Thursday, September 23, 2010

Pope "Succeeds" In Britain

I read a report of strangely triumphant sentiments issuing from Rome following the pope's trip to Britain. Since this trip gained mainstream attention, I have heard nothing but negative feedback from people I know in the UK regarding the pope, the trip, and Roman Catholicism in general. (In a sense, it was almost nice to hear people irrationally attacking something other than Islam for a change.) In spite of this general perception (at least for my part) of negativity if not hostility toward the pope, the Vatican is calling the trip a "great success." Examples of this success are curious.

Benedict's warning about the dangers of an increasingly secularized society had been received "with profound interest" from Britons as a whole.

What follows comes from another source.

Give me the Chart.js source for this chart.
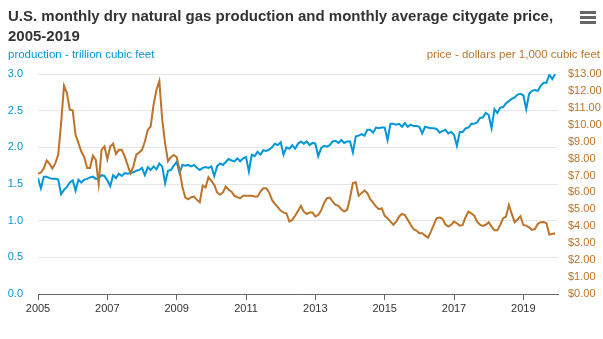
<!DOCTYPE html>
<html>
<head>
<meta charset="utf-8">
<script src="https://cdn.jsdelivr.net/npm/chart.js@4.4.1/dist/chart.umd.min.js"></script>
<style>
  html, body { margin:0; padding:0; background:#fff; }
  #wrap { position:relative; width:603px; height:339px; font-family:"Liberation Sans", Arial, sans-serif; }
  #title { position:absolute; left:8px; top:6px; font-size:15px; font-weight:bold; color:#333; line-height:20px; white-space:nowrap; }
  .axis-t { position:absolute; top:47px; font-size:11.5px; line-height:14px; }
  #lt { left:8px; color:#0096d7; }
  #rt { right:3px; color:#bd732a; }
  #menu { position:absolute; left:580px; top:11px; width:16px; }
  #menu i { display:block; height:2.5px; background:#666; margin-bottom:2.5px; }
  canvas { position:absolute; left:0; top:0; }
</style>
</head>
<body>
<div id="wrap">
  <canvas id="chart" width="603" height="339"></canvas>
  <div id="title">U.S. monthly dry natural gas production and monthly average citygate price,<br>2005-2019</div>
  <div class="axis-t" id="lt">production - trillion cubic feet</div>
  <div class="axis-t" id="rt">price - dollars per 1,000 cubic feet</div>
  <div id="menu"><i></i><i></i><i></i></div>
</div>
<script>
// monthly, Jan 2005 .. Dec 2019
const startYear = 2005;
const yearTicks = [2005, 2007, 2009, 2011, 2013, 2015, 2017, 2019];

// trillion cubic feet
const production = [
  1.58,1.44,1.60,1.60,1.58,1.57,1.57,1.56,1.36,1.42,1.46,1.52,
  1.55,1.41,1.56,1.52,1.56,1.57,1.59,1.60,1.57,1.58,1.62,1.61,
  1.55,1.47,1.62,1.58,1.64,1.61,1.65,1.64,1.65,1.66,1.68,1.69,
  1.72,1.62,1.73,1.69,1.74,1.70,1.78,1.74,1.51,1.68,1.69,1.75,
  1.80,1.65,1.76,1.75,1.76,1.74,1.76,1.72,1.69,1.72,1.73,1.72,
  1.74,1.61,1.74,1.78,1.76,1.80,1.84,1.82,1.81,1.85,1.81,1.85,
  1.87,1.67,1.90,1.88,1.94,1.90,1.96,1.95,1.97,2.00,2.05,2.03,
  2.07,1.90,2.00,1.98,2.03,1.98,2.05,2.08,2.05,2.08,2.03,2.06,
  2.05,1.88,1.99,2.02,2.01,2.03,2.08,2.09,2.06,2.10,2.06,2.08,
  2.08,1.93,2.15,2.16,2.18,2.16,2.24,2.24,2.20,2.27,2.26,2.27,
  2.27,2.10,2.32,2.32,2.31,2.32,2.28,2.33,2.28,2.31,2.29,2.29,
  2.28,2.19,2.28,2.27,2.26,2.26,2.25,2.20,2.22,2.24,2.19,2.21,
  2.17,2.02,2.21,2.21,2.26,2.27,2.32,2.32,2.34,2.40,2.41,2.47,
  2.44,2.26,2.52,2.47,2.54,2.55,2.60,2.63,2.66,2.68,2.72,2.73,
  2.71,2.52,2.73,2.77,2.78,2.77,2.84,2.88,2.88,2.99,2.93,3.00
];

// dollars per 1,000 cubic feet
const price = [
  7.10,7.18,7.42,7.89,7.69,7.42,7.73,8.22,10.10,12.31,11.87,10.89,
  10.85,9.41,8.92,8.42,8.09,7.44,7.44,8.17,7.93,6.51,8.52,8.72,
  7.97,8.72,8.88,8.28,8.52,8.52,8.13,7.63,7.14,7.53,8.22,8.36,
  8.52,9.01,9.70,9.90,11.18,12.07,12.58,10.30,8.90,7.85,8.09,8.22,
  8.09,7.34,6.30,5.70,5.60,5.72,5.76,5.56,5.42,6.40,6.30,6.90,
  6.69,6.45,6.00,5.86,6.00,6.35,6.16,6.05,5.80,5.72,5.66,5.80,
  5.80,5.80,5.80,5.76,5.76,6.05,6.25,6.25,6.00,5.56,5.33,5.13,
  4.93,4.81,4.77,4.28,4.38,4.62,4.91,5.21,4.87,4.73,4.81,4.81,
  4.58,4.67,4.93,5.37,5.66,5.70,5.46,5.27,5.21,5.01,4.87,4.97,
  5.66,6.55,6.60,5.80,5.96,6.11,5.96,5.60,5.40,5.17,5.01,5.07,
  4.62,4.48,4.28,4.09,4.28,4.58,4.73,4.67,4.38,4.09,3.83,3.75,
  3.59,3.59,3.45,3.33,3.69,4.08,4.48,4.52,4.44,4.12,3.98,4.08,
  4.28,4.18,4.04,4.08,4.54,4.87,4.77,4.63,4.28,4.09,4.02,4.09,
  4.24,3.98,3.76,3.76,4.08,4.48,4.58,5.27,4.73,4.24,4.40,4.60,
  4.08,4.04,3.94,3.79,3.83,4.14,4.24,4.26,4.18,3.51,3.55,3.59
];

const blue = '#0096d7', orange = '#bd732a';
const font = { family: '"Liberation Sans", Arial, sans-serif', size: 11 };
const toPoints = arr => arr.map((v, i) => ({ x: startYear + i / 12, y: v }));

new Chart(document.getElementById('chart'), {
  type: 'line',
  data: {
    datasets: [
      { label: 'price', data: toPoints(price), yAxisID: 'yR', borderColor: orange, borderWidth: 2, pointRadius: 0, tension: 0, order: 1 },
      { label: 'production', data: toPoints(production), yAxisID: 'yL', borderColor: blue, borderWidth: 2, pointRadius: 0, tension: 0, order: 2 }
    ]
  },
  options: {
    responsive: false,
    animation: false,
    layout: { padding: { top: 74, left: 0, right: 0, bottom: 0 } },
    plugins: { legend: { display: false }, tooltip: { enabled: false } },
    scales: {
      x: {
        type: 'linear', min: 2005, max: 2020,
        afterBuildTicks: a => { a.ticks = yearTicks.map(v => ({ value: v })); },
        afterFit: s => { s.height = 45; },
        ticks: { color: '#333', font, padding: 2, maxRotation: 0, autoSkip: false, callback: v => String(v) },
        grid: { drawOnChartArea: false, color: '#666', tickLength: 6 },
        border: { color: '#666' }
      },
      yL: {
        position: 'left', min: 0, max: 3,
        afterFit: s => { s.width = 38; },
        ticks: { stepSize: 0.5, color: blue, font, padding: 15, callback: v => v.toFixed(1) },
        grid: { color: '#e6e6e6', drawTicks: false },
        border: { display: false }
      },
      yR: {
        position: 'right', min: 0, max: 13,
        afterFit: s => { s.width = 45; },
        ticks: { stepSize: 1, color: orange, font, padding: 10, callback: v => '$' + v.toFixed(2) },
        grid: { drawOnChartArea: false, drawTicks: false },
        border: { display: false }
      }
    }
  }
});
</script>
</body>
</html>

And why shouldn't they be? I'd be profoundly interested to hear from the Vatican that my country had descended into moral degradation. I'd not only be interested; I'd be interested in how he justifies the moral hypocrisy as many citizens of the UK were. (A question quite rightly arises in the mind: what concern of the pope's is the secularization of England when his church is being rocked by yet another wave of sex abuse scandals.) I would be most interested in how the aggressive atheism in Britain had earned my country the label "third world."

I'd also be interested in why, for the first time ever, the faithful were charged an entry fee into papal appearances - in addition, of course, to the millions in tax dollars that were spent to accommodate him.

So perhaps "profound interest" is the best way to describe the British response. The Prime Minister said it even better:

[The pope] challenged the whole country to sit up and think, and that can only be a good thing.


The only problem is, that when the country sat up and thought, they didn't like what they concluded about Catholicism. However the Vatican is measuring success, I cannot imagine how that qualifies.